WASHINGTON — In the third day of Senate hearings, Democrats continued to press their case that Supreme Court nominee Amy Coney Barrett is hostile to the Affordable Care Act, a central element of their long-shot effort to derail her nomination.
That argument was helped along on Wednesday by an exchange between Barrett and Sen. Dianne Feinstein, the top Democrat on the Senate Judiciary Committee, during which the nominee refused to say if the law creating Medicare is constitutional.
While that may not keep Barrett from joining the Supreme Court, it could hurt the prospects of both President Trump and Senate Republicans. Democrats have relentlessly depicted them as wanting to take away Americans’ health care, an argument helped along by the GOP’s efforts to repeal the Affordable Care Act.
Barrett seemed to unwittingly play into that narrative in her exchange with Feinstein.
“Some have argued that the Medicare program is unconstitutional,” Feinstein said, describing the federal benefit as, in those critics’ view, “an unconstitutional exercise in congressional spending power.”
Medicare, which was created in 1965, pays for hospitalization and medical bills for Americans older than 65. Although many Americans worry about whether the federal government will adequately fund Medicare in the future, it is broadly popular among senior citizens.
Access to the companion program, Medicaid, which covers low-income Americans, was expanded under the Affordable Care Act, a move that has become more popular since the start of the coronavirus pandemic.
Feinstein then proceeded to read from a brief 2015 essay by Michael Rappaport, a conservative legal scholar at the University of San Diego.

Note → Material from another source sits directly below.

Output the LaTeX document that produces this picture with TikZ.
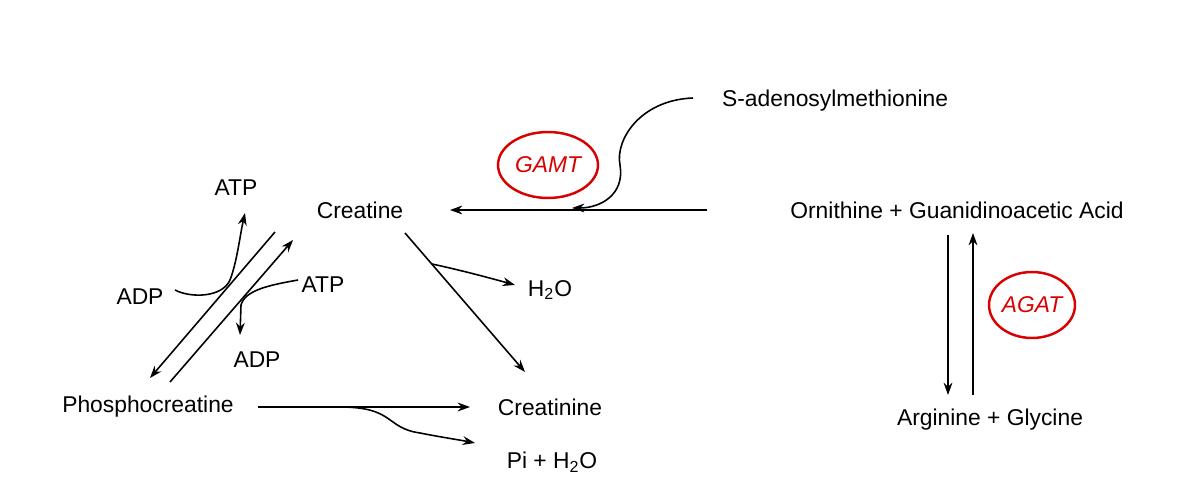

Titled “The Unconstitutionality of Social Security and Medicare,” the paper argues that “these programs would have never taken their pernicious form if the Constitution’s original meaning had been followed in the first place.”
Barrett is, like Rappaport, a constitutional originalist. An originalist philosophy would be consistent with Rappaport’s conclusion that popular though they may be, New Deal and Great Society social programs — often called “entitlements” because qualified recipients are “entitled” to them by law — represent an illegitimate expansion of the administrative state.
Conservative icon Ronald Reagan got his start in politics by recording a now famous speech against Medicare when Democrats proposed it in 1961. He called it “socialized medicine,” the same phrase Republicans would use to attack the Affordable Care Act 50 years later.
Shrinking the “welfare state” has been the project of many Republicans in Congress, who almost uniformly support Barrett’s nomination to the high court. In 2017, Barrett criticized Chief Justice John Roberts — himself a judicial conservative appointed by a Republican president — because, she wrote, he “pushed the Affordable Care Act beyond its plausible meaning to save the statute.”
With that view plainly in mind, Feinstein asked Barrett if she agreed with “originalists who say that the Medicare program is unconstitutional.”
Barrett said she was “not familiar” with Rappaport’s article. Pressed by Feinstein for an opinion on the broader point about Medicare’s legitimacy, Barrett said she could not “answer that question in the abstract,” citing the so-called Ginsburg rule, an excuse frequently used by Republican-nominated judges to avoid revealing how they might rule.
“I also don’t know what the arguments would be,” she added, referring, presumably, to a case that sought to challenge Medicare’s validity. A seemingly incredulous Feinstein described Medicare as “really sacrosanct in this country.”
Democrats outside the hearing room quickly seized on what they saw as a devastating admission by the nominee. “Every senior in America and everyone on Medicare needs to know this,” tweeted Senate Minority Leader Chuck Schumer. “We already knew Judge Barrett is ready to end the ACA and rip health care from millions. Now she’s refusing to even say that Medicare is constitutional!”